Undergrad's LSTM QA project: honest, deprecated, oddly refreshing
A Chinese question-answering system whose author tells you not to use it.

What it does
This repo implements a sentence-level answer retrieval system for Chinese text: given a question and multiple candidate sentences, a bidirectional LSTM identifies which sentence contains the answer. It uses jieba for segmentation and pre-trained 50-dimensional word embeddings from Chinese Wikipedia. The author reports MRR above 0.75 on a held-out dev set.
The interesting bit
The README opens with “该项目已停止维护!!!” and calls the code “基本全是瞎写的” — a level of self-awareness rare in academic GitHub repos.
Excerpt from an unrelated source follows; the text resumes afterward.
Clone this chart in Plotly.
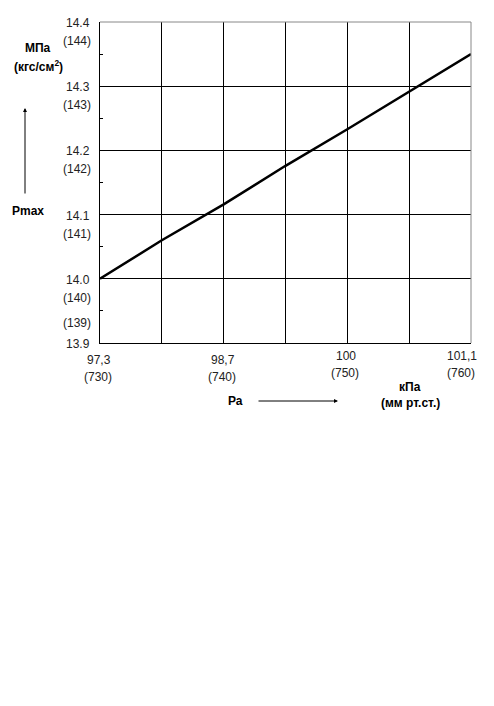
import plotly.graph_objects as go

# Data
pa_mmhg = [730, 735, 740, 745, 750, 755, 760]
pmax_mpa = [14.0, 14.06, 14.116, 14.176, 14.233, 14.292, 14.35]

x_tick_vals = [730, 740, 750, 760]
x_tick_kpa = ["97,3", "98,7", "100", "101,1"]
x_tick_mmhg = ["(730)", "(740)", "(750)", "(760)"]

y_tick_vals = [13.9, 14.0, 14.1, 14.2, 14.3, 14.4]
y_tick_mpa = ["13.9", "14.0", "14.1", "14.2", "14.3", "14.4"]
y_tick_kgf = ["(139)", "(140)", "(141)", "(142)", "(143)", "(144)"]

FONT = "Liberation Sans, Arial, sans-serif"
OFF = 8  # default body margin of the page
W, H = 494 - 2 * OFF, 706 - 2 * OFF
# target plot area in page pixels: x 100..471, y 22..343
L, T = 100 - OFF, 22 - OFF
R = W - (471 - OFF)
B = H - (343 - OFF)

fig = go.Figure()
fig.add_trace(go.Scatter(x=pa_mmhg, y=pmax_mpa, mode="lines",
                         line=dict(color="black", width=2.5), showlegend=False,
                         hoverinfo="skip"))

TF = dict(size=12, color="#222", family=FONT)
ann = []
# Y tick labels
for v, a, b in zip(y_tick_vals, y_tick_mpa, y_tick_kgf):
    ann.append(dict(x=0, xref="paper", y=v, yref="y", text=a, showarrow=False,
                    xanchor="right", yanchor="middle", xshift=-8, yshift=-1,
                    font=TF))
    shift = 20 if v == y_tick_vals[0] else -19
    ann.append(dict(x=0, xref="paper", y=v, yref="y", text=b, showarrow=False,
                    xanchor="right", yanchor="middle", xshift=-7, yshift=shift,
                    font=TF))
# X tick labels
for i, (v, a, b) in enumerate(zip(x_tick_vals, x_tick_kpa, x_tick_mmhg)):
    base = -17 if i < 2 else -13
    xs = -9 if i == len(x_tick_vals) - 1 else -1
    ann.append(dict(x=v, xref="x", y=0, yref="paper", text=a, showarrow=False,
                    xanchor="center", yanchor="middle", yshift=base, xshift=xs,
                    font=TF))
    ann.append(dict(x=v, xref="x", y=0, yref="paper", text=b, showarrow=False,
                    xanchor="center", yanchor="middle", yshift=base - 17, xshift=xs - 1,
                    font=TF))

# Axis titles placed in page-pixel coordinates (converted to paper)
pw, ph = W - L - R, H - T - B
def to_paper(xp, yp):
    xp, yp = xp - OFF, yp - OFF
    return (xp - L) / pw, 1 - (yp - T) / ph

labels = [
    (38, 48, "<b>МПа</b>"),
    (38, 66, "<b>(кгс/см<sup>2</sup>)</b>"),
    (28, 211, "<b>Pmax</b>"),
    (235, 401, "<b>Ра</b>"),
    (410, 387, "<b>кПа</b>"),
    (410, 403, "<b>(мм рт.ст.)</b>"),
]
for xp, yp, t in labels:
    xx, yy = to_paper(xp, yp)
    ann.append(dict(x=xx, xref="paper", y=yy, yref="paper", text=t, showarrow=False,
                    xanchor="center", yanchor="middle",
                    font=dict(size=12, color="black", family=FONT)))

# arrows
ax1, ay1 = to_paper(25, 108)
ann.append(dict(x=ax1, y=ay1, xref="paper", yref="paper",
                ax=0, ay=87, axref="pixel", ayref="pixel",
                showarrow=True, arrowhead=2, arrowsize=0.8, arrowwidth=1,
                arrowcolor="black", text=""))
bx1, by1 = to_paper(338, 401)
ann.append(dict(x=bx1, y=by1, xref="paper", yref="paper",
                ax=-81, ay=0, axref="pixel", ayref="pixel",
                showarrow=True, arrowhead=2, arrowsize=0.8, arrowwidth=1,
                arrowcolor="black", text=""))

shapes = [
    dict(type="line", xref="paper", yref="paper", x0=0, x1=1, y0=1, y1=1,
         line=dict(color="#888", width=1)),
    dict(type="line", xref="paper", yref="paper", x0=1, x1=1, y0=0, y1=1,
         line=dict(color="#888", width=1)),
]

fig.update_layout(
    width=W, height=H,
    margin=dict(l=L, r=R, t=T, b=B, pad=0),
    paper_bgcolor="white", plot_bgcolor="white",
    annotations=ann, shapes=shapes,
    font=dict(family=FONT),
    xaxis=dict(range=[730, 760], dtick=5, tick0=730, showgrid=True,
               gridcolor="black", gridwidth=1, showline=True, linecolor="black",
               linewidth=1, showticklabels=False, ticks="", zeroline=False,
               fixedrange=True),
    yaxis=dict(range=[13.9, 14.4], dtick=0.1, tick0=13.9, showgrid=True,
               gridcolor="black", gridwidth=1, showline=True, linecolor="black",
               linewidth=1, showticklabels=False, ticks="", zeroline=False,
               minor=dict(dtick=0.05, tick0=13.95, ticks="inside", ticklen=3,
                          tickcolor="black", showgrid=False),
               fixedrange=True),
)

fig.write_html("out.html", config={"displayModeBar": False})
The author admits the model was chosen for convenience, the API usage was clumsy, and the hyperparameter tuning was “很粗糙.” This transparency is more useful than most polished-but-unreproducible NLP papers.
Key highlights
- BiLSTM architecture for sentence ranking in Chinese QA
- Uses jieba + 50-dim Wikipedia-trained word embeddings
- Evaluation via MRR, MAP, and ACC@1 (script credited to a teaching assistant)
- TensorFlow 1.2.1, Python 3.5.2 — firmly archaeological stack
- Training: ~8GB RAM, 2GB VRAM, 12 hours on a GTX 850M
- Results vary ±0.03 MRR across runs with identical parameters; cause unknown
Caveats
- Explicitly abandoned by the author with no maintenance planned
- Dataset cannot be shared due to licensing; you’ll need your own training.data and develop.data
- “代码层面还是学术层面都没有太大参考价值” — the author’s own assessment
- Hardware requirements and TF 1.x dependencies make reproduction a deliberate exercise in retrocomputing
Verdict
Worth a skim if you’re studying how not to structure a deep learning project, or if you need a baseline biLSTM implementation you can freely criticize. Anyone seeking a production Chinese QA system should look elsewhere — the author would agree.